We report on the effects of mechanical stress on thermal microactuator performance. Packaging processes such as die attach and lid sealing usually result in stresses on the die containing microsystems devices. While this phenomenon is known, quantifying the effects systematically is difficult due to challenges in controlling the resultant stress resulting from packaging. In this study, we use a four-point bending stage to apply loads of 12 lbf (53.4 N) in tension and compression to 11.5 mm by 2.9 mm samples. Thermal microactuators and stress gauges were fabricated using the Sandia 5-layer SUMMiT surface micromaching process and diced to fit in the bending stage. At each stress level, the vernier scales on the thermal microactuator were imaged in order to determine the displacements. Thermal microactuator displacements are reported as a function of applied current up to 35 mA at varying stress levels.
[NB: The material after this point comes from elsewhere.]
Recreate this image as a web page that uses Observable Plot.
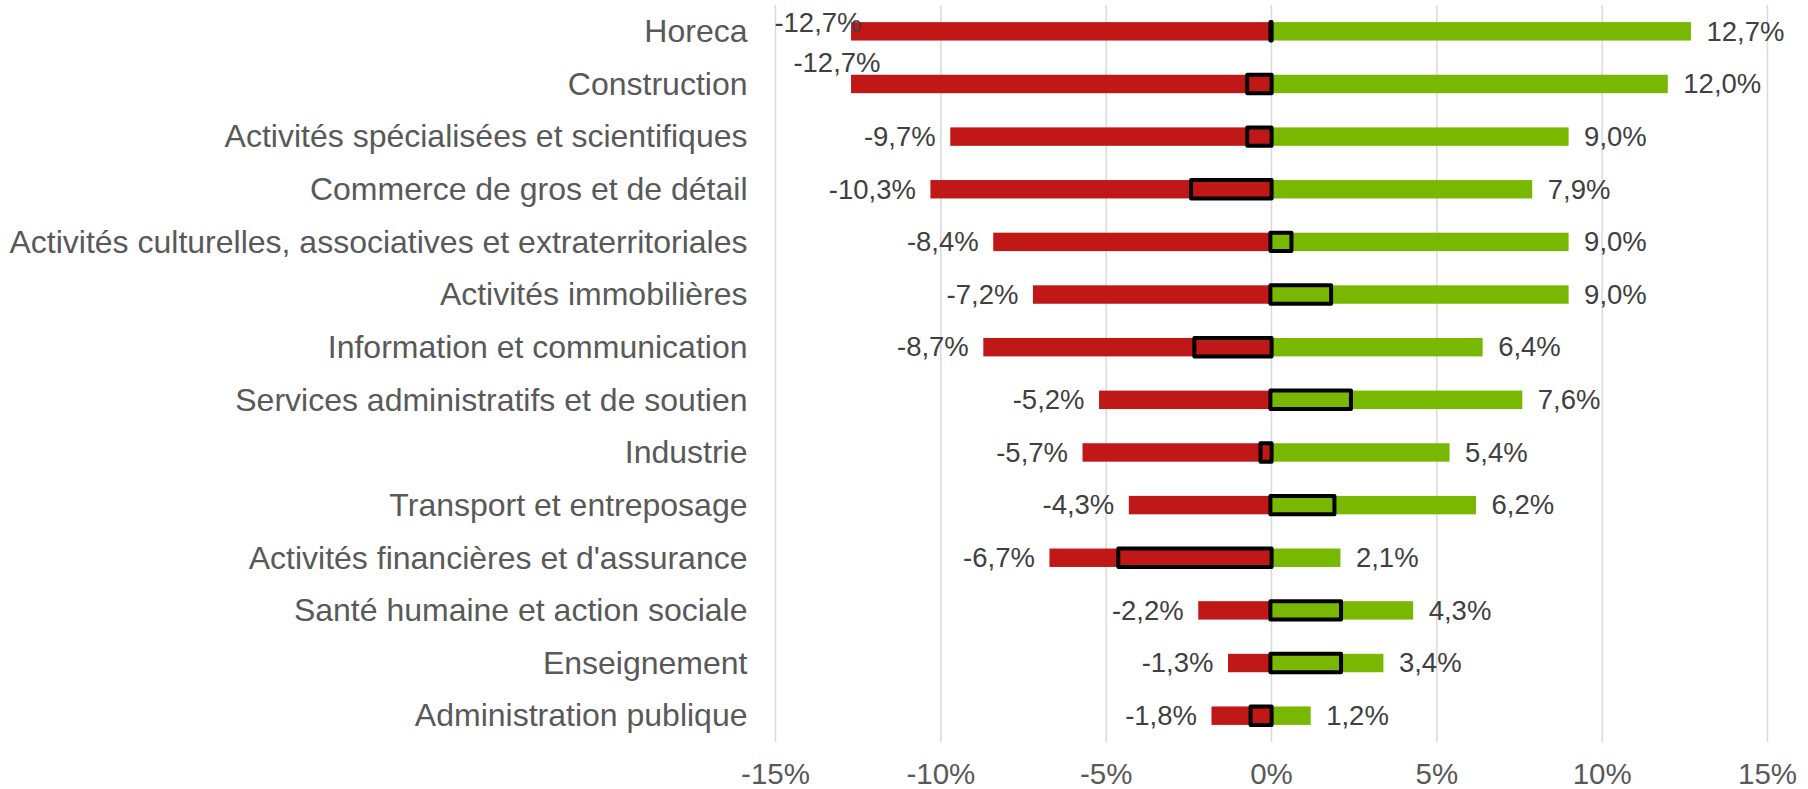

Increasing tensile stress decreases the initial displacement and flattens the thermal microactuator displacement versus applied current curve. Raman spectroscopy and stress gauge measurements indicate that the stress range for the fourpoint bending stage experiments extends from 200 MPa tensile to -250 MPa compressive. Numerical model predictions of thermal microactuator displacement versus current are in qualitative agreement with the experimental results. Quantitative information on the reduction in thermal microactuator performance as a function of stress provides validation data for MEMS models and can guide future designs so that they will be more robust to stresses resulting from packaging processes.